───── SUPPLIED DATA ─────

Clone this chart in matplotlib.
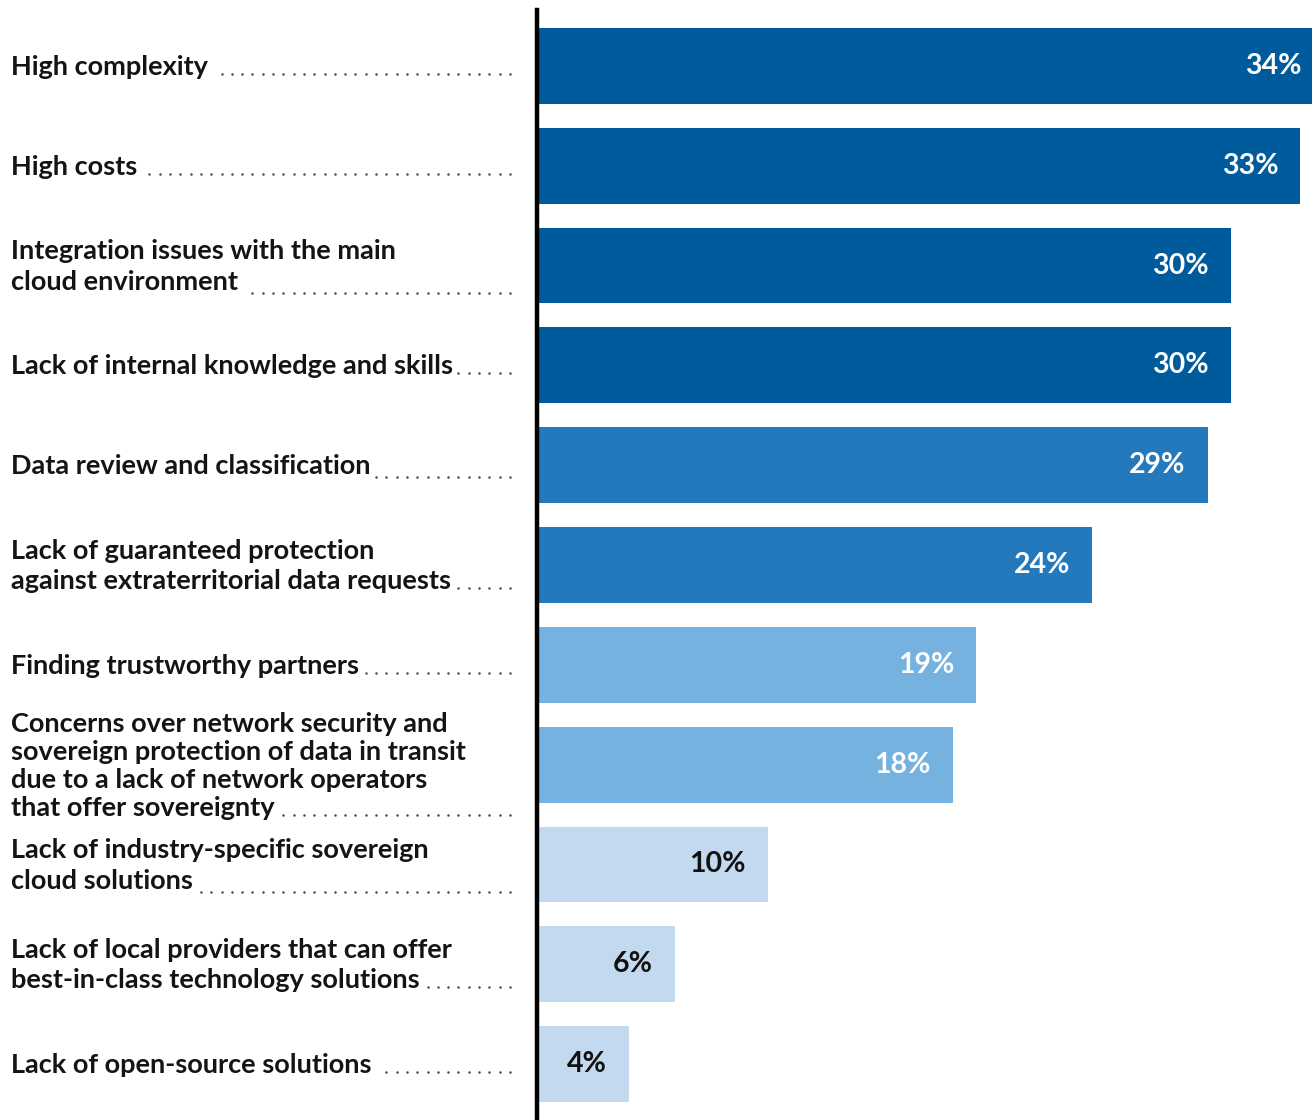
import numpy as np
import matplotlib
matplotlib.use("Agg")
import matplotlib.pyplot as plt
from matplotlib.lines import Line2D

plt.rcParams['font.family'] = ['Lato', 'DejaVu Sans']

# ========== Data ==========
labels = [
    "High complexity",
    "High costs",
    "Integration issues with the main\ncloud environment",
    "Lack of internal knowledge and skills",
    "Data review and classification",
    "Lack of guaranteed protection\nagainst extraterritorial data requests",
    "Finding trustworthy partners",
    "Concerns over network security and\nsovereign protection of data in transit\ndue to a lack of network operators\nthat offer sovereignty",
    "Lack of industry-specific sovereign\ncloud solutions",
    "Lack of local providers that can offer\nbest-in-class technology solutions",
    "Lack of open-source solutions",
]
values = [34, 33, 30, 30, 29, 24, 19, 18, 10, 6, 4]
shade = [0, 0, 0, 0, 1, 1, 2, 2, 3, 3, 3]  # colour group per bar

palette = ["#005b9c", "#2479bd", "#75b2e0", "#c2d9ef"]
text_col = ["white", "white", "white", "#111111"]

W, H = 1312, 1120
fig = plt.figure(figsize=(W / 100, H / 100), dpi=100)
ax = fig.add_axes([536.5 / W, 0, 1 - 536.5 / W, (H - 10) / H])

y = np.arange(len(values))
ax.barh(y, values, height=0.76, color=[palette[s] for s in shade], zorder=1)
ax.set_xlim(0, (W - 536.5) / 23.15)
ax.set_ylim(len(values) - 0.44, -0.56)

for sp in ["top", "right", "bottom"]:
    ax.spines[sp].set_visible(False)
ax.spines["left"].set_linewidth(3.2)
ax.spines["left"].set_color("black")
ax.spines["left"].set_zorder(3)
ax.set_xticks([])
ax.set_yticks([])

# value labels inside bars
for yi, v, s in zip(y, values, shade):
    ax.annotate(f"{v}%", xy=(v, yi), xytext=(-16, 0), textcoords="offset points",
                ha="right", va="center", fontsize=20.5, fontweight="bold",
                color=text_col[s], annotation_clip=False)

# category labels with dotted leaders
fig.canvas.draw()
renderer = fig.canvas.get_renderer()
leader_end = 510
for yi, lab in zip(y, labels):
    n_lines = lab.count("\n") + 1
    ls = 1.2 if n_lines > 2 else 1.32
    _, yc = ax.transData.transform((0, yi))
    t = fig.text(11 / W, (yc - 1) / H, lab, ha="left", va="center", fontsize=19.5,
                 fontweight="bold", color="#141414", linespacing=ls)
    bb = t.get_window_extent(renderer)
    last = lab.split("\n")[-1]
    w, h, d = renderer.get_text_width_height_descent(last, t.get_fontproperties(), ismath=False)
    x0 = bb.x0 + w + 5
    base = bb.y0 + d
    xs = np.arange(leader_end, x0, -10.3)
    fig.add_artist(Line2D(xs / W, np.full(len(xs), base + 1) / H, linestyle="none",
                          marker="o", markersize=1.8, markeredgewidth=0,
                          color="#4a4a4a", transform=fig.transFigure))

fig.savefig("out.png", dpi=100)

─────
───── SUPPLIED DATA ─────

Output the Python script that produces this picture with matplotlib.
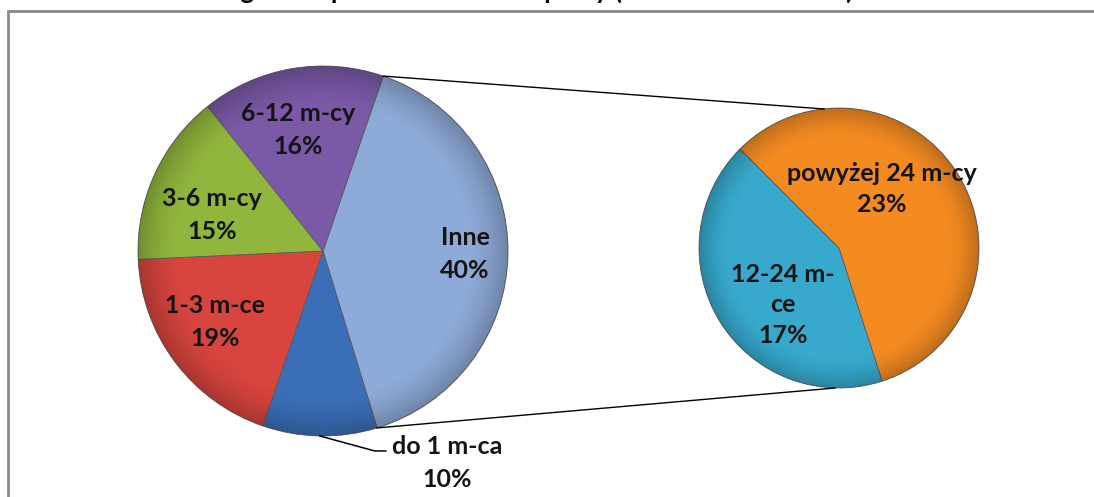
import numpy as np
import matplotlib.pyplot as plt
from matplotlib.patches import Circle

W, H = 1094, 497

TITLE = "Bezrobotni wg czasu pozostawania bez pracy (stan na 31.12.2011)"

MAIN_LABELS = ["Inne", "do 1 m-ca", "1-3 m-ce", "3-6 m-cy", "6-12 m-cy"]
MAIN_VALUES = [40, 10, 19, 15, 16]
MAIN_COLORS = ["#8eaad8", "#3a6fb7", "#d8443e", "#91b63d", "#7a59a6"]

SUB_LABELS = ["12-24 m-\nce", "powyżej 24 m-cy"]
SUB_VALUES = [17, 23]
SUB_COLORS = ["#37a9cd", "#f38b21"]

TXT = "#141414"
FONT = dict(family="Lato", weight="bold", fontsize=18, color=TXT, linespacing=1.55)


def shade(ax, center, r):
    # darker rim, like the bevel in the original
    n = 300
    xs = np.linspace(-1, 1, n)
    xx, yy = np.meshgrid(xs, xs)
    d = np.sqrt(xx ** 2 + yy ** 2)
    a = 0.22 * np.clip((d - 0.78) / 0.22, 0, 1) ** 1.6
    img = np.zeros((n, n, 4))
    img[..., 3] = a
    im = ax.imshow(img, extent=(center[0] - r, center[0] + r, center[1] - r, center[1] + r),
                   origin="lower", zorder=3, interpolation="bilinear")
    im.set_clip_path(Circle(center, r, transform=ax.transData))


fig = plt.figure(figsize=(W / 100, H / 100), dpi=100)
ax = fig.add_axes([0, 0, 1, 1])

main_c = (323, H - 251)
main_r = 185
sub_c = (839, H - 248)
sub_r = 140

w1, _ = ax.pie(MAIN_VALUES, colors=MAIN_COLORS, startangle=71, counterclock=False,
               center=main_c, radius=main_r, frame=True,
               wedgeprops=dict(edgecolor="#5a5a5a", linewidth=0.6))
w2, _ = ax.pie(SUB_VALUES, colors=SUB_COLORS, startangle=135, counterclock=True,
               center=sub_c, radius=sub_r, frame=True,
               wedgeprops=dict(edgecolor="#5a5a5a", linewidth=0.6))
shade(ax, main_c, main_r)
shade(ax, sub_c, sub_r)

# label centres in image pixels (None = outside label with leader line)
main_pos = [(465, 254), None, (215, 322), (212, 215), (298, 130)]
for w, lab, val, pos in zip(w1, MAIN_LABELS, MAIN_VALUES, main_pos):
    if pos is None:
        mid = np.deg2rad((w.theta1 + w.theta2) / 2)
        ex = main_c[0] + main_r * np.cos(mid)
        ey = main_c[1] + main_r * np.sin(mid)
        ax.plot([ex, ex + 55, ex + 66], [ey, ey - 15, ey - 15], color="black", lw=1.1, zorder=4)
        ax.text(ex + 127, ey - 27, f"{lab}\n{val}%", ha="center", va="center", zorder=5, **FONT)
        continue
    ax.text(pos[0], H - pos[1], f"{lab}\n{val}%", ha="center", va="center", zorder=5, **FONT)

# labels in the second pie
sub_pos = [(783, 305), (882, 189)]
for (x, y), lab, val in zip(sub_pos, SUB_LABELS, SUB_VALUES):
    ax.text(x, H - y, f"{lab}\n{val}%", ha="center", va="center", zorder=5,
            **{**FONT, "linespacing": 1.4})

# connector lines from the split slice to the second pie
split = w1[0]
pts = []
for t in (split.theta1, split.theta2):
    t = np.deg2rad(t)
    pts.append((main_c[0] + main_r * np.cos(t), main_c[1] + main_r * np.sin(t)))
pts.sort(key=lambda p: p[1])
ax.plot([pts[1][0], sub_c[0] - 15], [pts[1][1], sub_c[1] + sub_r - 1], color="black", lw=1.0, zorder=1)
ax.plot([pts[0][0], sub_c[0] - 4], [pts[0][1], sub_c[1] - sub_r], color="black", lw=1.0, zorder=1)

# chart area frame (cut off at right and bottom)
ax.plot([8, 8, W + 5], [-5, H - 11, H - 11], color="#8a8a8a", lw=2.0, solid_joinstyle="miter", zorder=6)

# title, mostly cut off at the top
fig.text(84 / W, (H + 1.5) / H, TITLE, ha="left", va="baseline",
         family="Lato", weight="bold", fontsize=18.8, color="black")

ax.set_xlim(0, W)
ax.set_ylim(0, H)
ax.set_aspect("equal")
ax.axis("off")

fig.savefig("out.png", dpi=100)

─────

Above are the records. Print exactly the lines from the one containing "Output the Python" to the one containing "sub_r = 140", both included, and nothing else; pictures are excluded.

*FINAL ANSWER*.
Output the Python script that produces this picture with matplotlib.
import numpy as np
import matplotlib.pyplot as plt
from matplotlib.patches import Circle

W, H = 1094, 497

TITLE = "Bezrobotni wg czasu pozostawania bez pracy (stan na 31.12.2011)"

MAIN_LABELS = ["Inne", "do 1 m-ca", "1-3 m-ce", "3-6 m-cy", "6-12 m-cy"]
MAIN_VALUES = [40, 10, 19, 15, 16]
MAIN_COLORS = ["#8eaad8", "#3a6fb7", "#d8443e", "#91b63d", "#7a59a6"]

SUB_LABELS = ["12-24 m-\nce", "powyżej 24 m-cy"]
SUB_VALUES = [17, 23]
SUB_COLORS = ["#37a9cd", "#f38b21"]

TXT = "#141414"
FONT = dict(family="Lato", weight="bold", fontsize=18, color=TXT, linespacing=1.55)


def shade(ax, center, r):
    # darker rim, like the bevel in the original
    n = 300
    xs = np.linspace(-1, 1, n)
    xx, yy = np.meshgrid(xs, xs)
    d = np.sqrt(xx ** 2 + yy ** 2)
    a = 0.22 * np.clip((d - 0.78) / 0.22, 0, 1) ** 1.6
    img = np.zeros((n, n, 4))
    img[..., 3] = a
    im = ax.imshow(img, extent=(center[0] - r, center[0] + r, center[1] - r, center[1] + r),
                   origin="lower", zorder=3, interpolation="bilinear")
    im.set_clip_path(Circle(center, r, transform=ax.transData))


fig = plt.figure(figsize=(W / 100, H / 100), dpi=100)
ax = fig.add_axes([0, 0, 1, 1])

main_c = (323, H - 251)
main_r = 185
sub_c = (839, H - 248)
sub_r = 140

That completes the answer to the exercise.